## Exercise:
Identify the lines that contain the string "this" and copy all of them.

## Exercise material:
──────────────────────────────

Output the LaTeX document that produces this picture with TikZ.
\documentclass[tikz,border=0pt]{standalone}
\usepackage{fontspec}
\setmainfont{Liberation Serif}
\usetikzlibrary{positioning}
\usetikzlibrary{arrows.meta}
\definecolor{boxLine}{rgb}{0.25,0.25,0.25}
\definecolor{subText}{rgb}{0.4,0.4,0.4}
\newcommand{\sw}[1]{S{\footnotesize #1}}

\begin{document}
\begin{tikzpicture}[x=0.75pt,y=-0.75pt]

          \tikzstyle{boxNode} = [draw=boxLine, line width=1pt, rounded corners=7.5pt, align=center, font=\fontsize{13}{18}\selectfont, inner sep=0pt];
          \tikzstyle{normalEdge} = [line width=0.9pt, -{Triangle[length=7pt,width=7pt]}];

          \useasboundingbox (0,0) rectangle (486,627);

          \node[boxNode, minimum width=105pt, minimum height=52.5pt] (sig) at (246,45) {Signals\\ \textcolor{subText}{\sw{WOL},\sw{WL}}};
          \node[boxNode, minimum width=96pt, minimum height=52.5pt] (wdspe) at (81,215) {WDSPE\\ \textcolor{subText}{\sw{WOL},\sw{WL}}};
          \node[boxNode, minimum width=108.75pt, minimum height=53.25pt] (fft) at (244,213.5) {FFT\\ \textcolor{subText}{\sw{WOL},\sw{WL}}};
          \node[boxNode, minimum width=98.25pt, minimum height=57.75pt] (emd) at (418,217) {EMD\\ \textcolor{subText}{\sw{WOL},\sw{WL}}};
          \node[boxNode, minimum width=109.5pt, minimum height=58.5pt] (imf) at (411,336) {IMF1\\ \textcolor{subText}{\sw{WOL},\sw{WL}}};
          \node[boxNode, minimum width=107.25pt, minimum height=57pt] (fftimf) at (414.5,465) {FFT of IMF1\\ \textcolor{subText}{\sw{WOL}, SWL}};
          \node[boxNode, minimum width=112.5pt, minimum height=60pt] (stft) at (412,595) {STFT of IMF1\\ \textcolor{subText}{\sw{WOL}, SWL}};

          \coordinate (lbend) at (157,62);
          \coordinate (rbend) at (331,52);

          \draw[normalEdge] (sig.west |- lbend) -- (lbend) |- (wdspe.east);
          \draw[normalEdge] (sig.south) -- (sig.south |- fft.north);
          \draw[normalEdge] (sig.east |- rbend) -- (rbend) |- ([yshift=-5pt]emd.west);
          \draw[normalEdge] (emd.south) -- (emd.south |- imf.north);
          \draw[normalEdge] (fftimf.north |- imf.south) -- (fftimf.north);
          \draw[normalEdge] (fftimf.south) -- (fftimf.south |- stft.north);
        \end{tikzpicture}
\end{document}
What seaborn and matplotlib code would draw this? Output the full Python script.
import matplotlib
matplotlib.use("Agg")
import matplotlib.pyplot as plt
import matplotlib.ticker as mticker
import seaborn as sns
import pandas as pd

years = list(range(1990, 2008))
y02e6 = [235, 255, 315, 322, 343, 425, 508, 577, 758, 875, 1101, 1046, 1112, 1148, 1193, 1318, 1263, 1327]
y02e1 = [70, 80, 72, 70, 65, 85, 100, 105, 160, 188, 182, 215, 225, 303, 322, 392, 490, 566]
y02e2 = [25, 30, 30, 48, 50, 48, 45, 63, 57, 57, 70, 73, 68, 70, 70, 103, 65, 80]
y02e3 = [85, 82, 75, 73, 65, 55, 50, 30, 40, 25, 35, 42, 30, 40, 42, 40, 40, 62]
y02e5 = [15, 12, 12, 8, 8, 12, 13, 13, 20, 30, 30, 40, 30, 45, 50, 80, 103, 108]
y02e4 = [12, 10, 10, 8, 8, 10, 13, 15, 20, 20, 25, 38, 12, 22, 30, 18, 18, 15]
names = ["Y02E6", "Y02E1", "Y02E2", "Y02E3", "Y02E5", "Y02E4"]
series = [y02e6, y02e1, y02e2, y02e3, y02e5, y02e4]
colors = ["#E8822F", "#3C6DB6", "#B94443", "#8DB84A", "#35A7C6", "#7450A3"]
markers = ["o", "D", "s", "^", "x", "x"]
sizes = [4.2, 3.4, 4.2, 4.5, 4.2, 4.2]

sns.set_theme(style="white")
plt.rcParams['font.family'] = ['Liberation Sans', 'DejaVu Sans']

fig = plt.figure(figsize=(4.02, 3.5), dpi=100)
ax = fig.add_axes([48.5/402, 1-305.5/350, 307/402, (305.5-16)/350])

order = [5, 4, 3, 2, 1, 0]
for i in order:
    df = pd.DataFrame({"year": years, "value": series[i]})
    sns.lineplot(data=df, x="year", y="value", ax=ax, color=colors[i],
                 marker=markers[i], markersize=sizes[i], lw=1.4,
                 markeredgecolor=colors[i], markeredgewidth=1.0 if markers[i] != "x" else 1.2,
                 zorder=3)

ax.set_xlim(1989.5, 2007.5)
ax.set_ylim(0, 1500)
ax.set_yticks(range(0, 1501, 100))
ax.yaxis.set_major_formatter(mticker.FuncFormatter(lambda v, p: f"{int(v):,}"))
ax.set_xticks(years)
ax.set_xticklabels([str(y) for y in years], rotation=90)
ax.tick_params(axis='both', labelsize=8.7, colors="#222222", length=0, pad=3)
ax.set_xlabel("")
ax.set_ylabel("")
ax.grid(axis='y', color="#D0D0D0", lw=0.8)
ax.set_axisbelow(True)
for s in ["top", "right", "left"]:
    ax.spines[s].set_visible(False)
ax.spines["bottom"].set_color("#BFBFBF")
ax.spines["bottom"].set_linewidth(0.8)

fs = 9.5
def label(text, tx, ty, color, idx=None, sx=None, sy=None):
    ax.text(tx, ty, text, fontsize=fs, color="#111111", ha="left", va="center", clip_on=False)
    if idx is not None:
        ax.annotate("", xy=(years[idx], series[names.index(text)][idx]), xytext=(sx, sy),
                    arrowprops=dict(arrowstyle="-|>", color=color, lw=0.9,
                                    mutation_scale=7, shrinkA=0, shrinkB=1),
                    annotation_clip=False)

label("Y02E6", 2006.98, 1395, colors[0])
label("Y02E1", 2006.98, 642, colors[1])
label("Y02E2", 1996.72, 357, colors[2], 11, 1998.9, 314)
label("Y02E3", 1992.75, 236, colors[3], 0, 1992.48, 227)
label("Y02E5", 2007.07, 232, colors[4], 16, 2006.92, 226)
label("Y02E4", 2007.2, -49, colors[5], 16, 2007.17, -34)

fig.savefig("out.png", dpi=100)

──────────────────────────────

## Answer:
Output the LaTeX document that produces this picture with TikZ.
What seaborn and matplotlib code would draw this? Output the full Python script.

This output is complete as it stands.